The Internet Data Center Customer Care team will respond to service incidents that affect multiple users within 1 hour, resolve the problem within 72 hours, and update status every 4 hours. Missing any of these metrics on an incident will constitute a violation. [Note: not currently implemented since these statistics will come from a process management tool like Remedy. The deployment of this is planned for the next phase].

The Internet Data Center Customer Care team will respond to service incidents that affect individual users within 24 hours, resolve the problem within 3 business days, and update status every Day. Missing any of these metrics on an incident will constitute a violation. [Note: not currently implemented since these statistics will come from a process management tool like Remedy. The deployment of this is planned for the next phase].

The Internet Data Center Customer Care team will respond to non-critical inquiries within 24 hours, deliver an answer within 5 business days, and update status every other business day. Missing any of these metrics on an incident will constitute a violation. [Note: not currently implemented since these statistics will come from a process management tool like Remedy. The deployment of this is planned for the next phase].

The following shows the number of violations and associated penalty on a monthly basis.

Number of violations

Penalty

1 > 5

1 day free service

5 >10

A free month of service

10 >

2 free months of service plus a corrective action plan that details the steps taken to correct the issues.

As services and technologies change, the SLA can change to reflect the improvements and/or changes. This SLA will be reviewed every 12 months and updated as necessary. When updates are deemed necessary, the customer will be asked to review and approve the changes.


TABLE 1 contains a "short-form" SLA to illustrate the essential aspects between a consumer and the Service Provider in an IDC context. Internal SLAs, between operations support groups in the Internet data center (IDC), for example, are different and often contain more details and specifications.

TABLE 2 describes how the percentage relates to actual unavailability times. This table shows the impact of measuring against a "number of nines" of availability.

NOTE

One year equals 365.00 days.

TABLE 2 Actual Availability and Percentage of Downtime

Availability

Uptime (days/year)

Downtime (days/year

Downtime (hours/year)

Downtime (minutes/year)

Downtime (minutes/month)

Downtime (minutes/week)

Downtime (minutes/day

99.000 percent

361.35000

3.65000

87.60000

5256.00000

438.00000

101.07692

14.43956

99.900 percent

364.63500

0.36500

8.76000

525.60000

43.80000

10.10769

1.44396

99.990 percent

364.96350

0.03650

0.87600

52.56000

4.38000

1.01077

0.14440

99.999 percent

364.99635

0.00365

0.08760

5.25600

0.43800

0.10108

0.01444


Key Performance Indicators

Based on the SLA, the following parameters are the essential indicators that define the performance of the email service:

  • Sending an email using the SMTP protocol

  • Receiving an email using the POP3 protocol

  • Receiving an email using the IMAP4 protocol

The system is deemed unavailable if the response time of any of the KPIs is larger than 1 minute. If the service is unavailable for more than 4.38 minutes per month or 1.01077 minutes per week, the SLA has not been met.
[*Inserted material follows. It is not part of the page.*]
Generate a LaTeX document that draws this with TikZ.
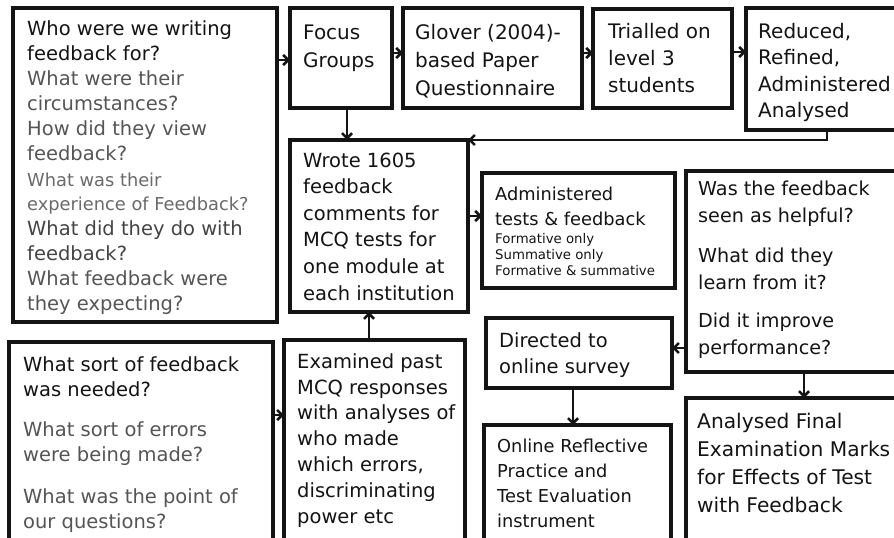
\documentclass[tikz,border=0pt]{standalone}
\usepackage{fontspec}
\setmainfont{DejaVu Sans}
\usetikzlibrary{arrows.meta,calc}
\definecolor{ink}{HTML}{141414}
\definecolor{greyA}{HTML}{555555}
\definecolor{greyB}{HTML}{6A6A6A}
\definecolor{greyC}{HTML}{444444}
\newcommand{\mkbox}[5]{\node[boxsty, minimum width=#4pt-#2pt, minimum height=#5pt-#3pt] (#1) at (#2,#3) {};}
\begin{document}
\begin{tikzpicture}[x=1pt,y=-1pt,
  boxsty/.style={draw=ink, line width=3.2pt, inner sep=0pt, outer sep=0pt, anchor=north west},
  txt/.style={inner sep=0pt, align=left, text=ink, anchor=base west, font=\fontsize{19.5}{25}\selectfont},
  arr/.style={draw=ink, line width=2.6pt, -{Straight Barb[length=5pt,width=10pt]}}]
\clip (0,0) rectangle (894,538);
\fill[white] (0,0) rectangle (894,538);
% boxes
\mkbox{A}{13}{8}{277}{322}
\mkbox{B}{290}{8}{392}{108}
\mkbox{C}{403}{8}{582}{108}
\mkbox{D}{593}{9}{732}{108}
\mkbox{E}{746}{8}{900}{130}
\mkbox{F}{290}{140}{468}{312}
\mkbox{G}{482}{173}{675}{288}
\mkbox{H}{686}{171}{900}{372}
\mkbox{M}{486}{318}{672}{388}
\mkbox{I}{284}{340}{465}{560}
\mkbox{J}{9}{342}{273}{560}
\mkbox{K}{484}{425}{671}{560}
\mkbox{L}{686}{398}{900}{560}
% texts box A (positions are the baseline of the last line)
\node[txt] (a1) at (27,60) {Who were we writing\\feedback for?};
\node[txt, text=greyA] (a2) at (27,110) {What were their\\circumstances?};
\node[txt, text=greyA] (a3) at (27,160) {How did they view\\feedback?};
\node[txt, text=greyB, font=\fontsize{17.8}{24}\selectfont] (a4) at (27,210) {What was their\\experience of Feedback?};
\node[txt, text=greyC] (a5) at (27,260) {What did they do with\\feedback?};
\node[txt, text=greyA] (a6) at (27,310) {What feedback were\\they expecting?};
% top row
\node[txt, font=\fontsize{20}{28}\selectfont] (tB) at (303,67) {Focus\\Groups};
\node[txt, font=\fontsize{20}{28}\selectfont] (tC) at (415,95) {Glover (2004)-\\based Paper\\Questionnaire};
\node[txt, font=\fontsize{20}{27}\selectfont] (tD) at (608,92) {Trialled on\\level 3\\students};
\node[txt, font=\fontsize{20}{26.5}\selectfont] (tE) at (758,117.5) {Reduced,\\Refined,\\Administered\\Analysed};
% middle
\node[txt, font=\fontsize{19.5}{26.6}\selectfont] (tF) at (303,300) {Wrote 1605\\feedback\\comments for\\MCQ tests for\\one module at\\each institution};
\node[txt, font=\fontsize{17.8}{25}\selectfont] (tG) at (495,225) {Administered\\tests \& feedback};
\node[txt, font=\fontsize{13.3}{16}\selectfont] (tG2) at (495,275) {Formative only\\Summative only\\Formative \& summative};
\node[txt, font=\fontsize{19.2}{27}\selectfont] (h1) at (698,222) {Was the feedback\\seen as helpful?};
\node[txt, font=\fontsize{19.2}{27}\selectfont] (h2) at (698,289) {What did they\\learn from it?};
\node[txt, font=\fontsize{19.2}{27}\selectfont] (h3) at (698,354) {Did it improve\\performance?};
% bottom
\node[txt, font=\fontsize{19.5}{26}\selectfont] (tM) at (499,373) {Directed to\\online survey};
\node[txt, font=\fontsize{19.5}{25.8}\selectfont] (tI) at (297,523) {Examined past\\MCQ responses\\with analyses of\\who made\\which errors,\\discriminating\\power etc};
\node[txt, font=\fontsize{17.8}{25}\selectfont] (tK) at (497,527) {Online Reflective\\Practice and\\Test Evaluation\\instrument};
\node[txt, font=\fontsize{20.2}{28}\selectfont] (tL) at (697,512) {Analysed Final\\Examination Marks\\for Effects of Test\\with Feedback};
\node[txt] (j1) at (23,396) {What sort of feedback\\was needed?};
\node[txt, text=greyA] (j2) at (23,461) {What sort of errors\\were being made?};
\node[txt, text=greyA] (j3) at (23,528) {What was the point of\\our questions?};
% connectors
\coordinate (ab) at ($(B.north west)+(0,52)$);
\draw[arr] (A.east |- ab) -- (ab);
\coordinate (bc) at ($(C.north west)+(0,45)$);
\draw[arr] (B.east |- bc) -- (bc);
\coordinate (cd) at ($(D.north west)+(0,44)$);
\draw[arr] (C.east |- cd) -- (cd);
\coordinate (de) at ($(E.north west)+(0,44)$);
\draw[arr] (D.east |- de) -- (de);
\coordinate (eb) at ($(E.south west)+(81,0)$);
\draw[arr] (eb) |- (F.north east);
\coordinate (bf) at ($(F.north west)+(57,0)$);
\draw[arr] (B.south -| bf) -- (bf);
\coordinate (fg) at ($(G.north west)+(0,43)$);
\draw[arr] (F.east |- fg) -- (fg);
\coordinate (if) at ($(F.south west)+(79,0)$);
\draw[arr] (I.north -| if) -- (if);
\coordinate (ji) at ($(I.north west)+(0,75)$);
\draw[arr] (J.east |- ji) -- (ji);
\coordinate (hm) at ($(M.north east)+(0,30)$);
\draw[arr] (H.west |- hm) -- (hm);
\coordinate (mk) at ($(K.north west)+(89,0)$);
\draw[arr] (M.south -| mk) -- (mk);
\coordinate (hl) at ($(L.north west)+(118,0)$);
\draw[arr] (H.south -| hl) -- (hl);
\end{tikzpicture}
\end{document}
A response time larger than 10 seconds for any of the KPIs will constitute a service performance violation.

As a result the service will be tested by using a synthetic transaction that simulates these parameters. One message is delivered using SMTP that is consequently retrieved using IMAP4 and another message is delivered by using SMTP that is consequently retrieved using POP3. The results of this transaction is measured against the above defined metrics. The KPIs are measured and reported on a monthly basis.

IT Management Framework

This section contains a brief overview of what we define as management and how it relates to architecture and business practices. Its purpose is to show how things fit together.

FIGURE 2 shows the Enterprise Stack (E-Stack) reference model recently developed by SunPSSM Americas service. This figure shows how the business architecture environment, the physical execution architecture (middle box) and the M & O architecture environment relate to each other. Its main purpose is to show that both the business and physical architecture drive what happens in the IT environment.

Figure 2FIGURE 2 E-stack Reference Architecture

FIGURE 3 shows the details of each of the IT management architecture infrastructure.

Figure 3FIGURE 3 IT Management Architecture

The IT management infrastructure consists of three dimensions—people, process, and tools. The M&O architecture is based on this cube and focuses on the tools view of the IT management activities. The following paragraphs briefly describe each of the faces of this cube.

People

This dimension deals with all aspects of people management and organization. This cube shows four core aspects—business, function, technology and the employee. The M&O architecture does not intend to address this area. It is mentioned here to emphasize that it is a part of the complete IT management challenge.

Process

Good processes are essential to good IT management. This cube identifies the core processes. The M&O architecture tools are well equipped to support event management (as part of problem management) and SLA (as part of the account management process). The M&O architecture also implements some configuration management capabilities.

The M&O architecture design enables the deployment of any tool that supports any of the preceding processes as they affect the IDC infrastructure—at minimal overhead cost.

Tools

The major objective of this management architecture is to show a coherent set of tools. FIGURE 4 shows the structure of the deployed architecture.

Figure 4FIGURE 4 M&O Architecture Tools Dimension

The instrumentation layer is implemented as the agents that run on the monitored systems. The resource and element managers are the management servers that control the agents and the associated elements. This is where the primary automation activities between element and server take place. An example is the automated adjustment of swap space when a threshold is reached by the Sun_ Management Center (SunMC) software server process.

The event and information managers take input from the resource and element managers to correlate and consolidate the data into useful management information. This is also the conduit into the process flow management application.

The SLM (see"SLM Process" on page 3) operates at another level of abstraction. It tests the user experience and includes all components of the infrastructure that comprise the service. The developers defined the implementation requirements for this implementation in the SLA described earlier in this document.

The process flow manager facilitates the integration with the Process dimension of the cube. A good example is the Remedy (now Peregrin) tool that supports the Helpdesk processes. The management portal represents the interface to management reporting. This function is to display the information in the management data repository with any desired angle. In the deployed M&O infrastructure, the process flow manager and the management portal aspects have been included in the architectural considerations, but have not yet been implemented by tools.